Lahainaluna’s Asi Fatongia (15) returns an interception in the first half. Photo by Rodney S. Yap.

“The younger you are and able to adjust to that, the better you become. For example, the (Connor) Mowat boy, he’s our center, he’s got to deal with kids who are three times faster than he is getting off the ball. So now he’s in his second year of that, so by the time he’s a junior and senior there is nothing that is going to bother him and I think that is the big difference. . . . That’s what made the King Kekaulike team that won state so good, they had a number of talented sophomores.”

And that’s why Kekaulike’s current sophomore quarterback Ryley Widell is only going to get better, Watson said.

“He took some hits last night and he got up and he kept going, you got to appreciate that kind of stuff. He’s a sophomore and most sophomores wouldn’t have gotten up so you have to appreciate that,” Watson said of Widell. “As he matures, he’s going to be somebody that you really have to reckon with. He’s getting more confident in everything that he does and he made a nice run against us. Give the boy credit for that.”

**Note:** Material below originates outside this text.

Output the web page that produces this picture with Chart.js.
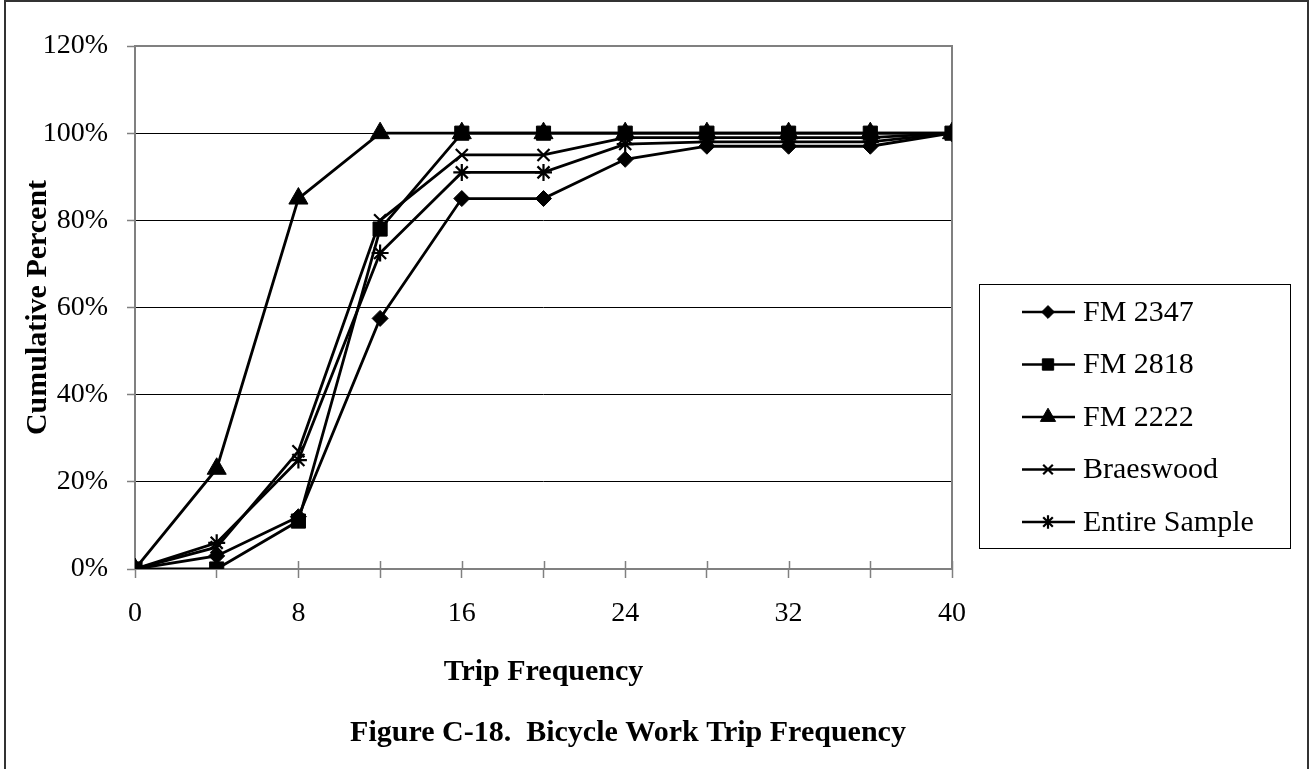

Widell’s 41-yard keeper off a play-action fake is the longest run from scrimmage against the Lunas defense this year. Although Widell’s run put the ball on the Lunas’ 13-yard line, Na Alii went backwards 3 yards before Justen Romkee lined up for a 30-yard field-goal attempt, that fell short of the uprights.

Friday’s Scoring Summary

Lahainaluna 0 21 14 7—42

King Kekaulike 0 0 0 0—0

Second Quarter

LHS—Semisi Filikitonga 10 pass from Kiko Kohler-Fonohema (Kohler-Fonohema kick), 11:15.

LHS—John Lacuesta 6 run (Kohler-Fonohema kick), 6:53.

LHS—Kohler-Fonohema 10 run (Kohler-Fonohema kick), 1:14.

Third Quarter

LHS—Filikitonga 85 run (Kohler-Fonohema kick), 11:42.

LHS—Tytus Lucas 1 pass from Kohler-Fonohema (Kohler-Fonohema kick), 7:07.

Fourth Quarter

LHS—Jeffrey Ancog 66 run (Kohler-Fonohema kick), 3:00.

Junior varsity-Lahainaluna 34, King Kekaulike 10.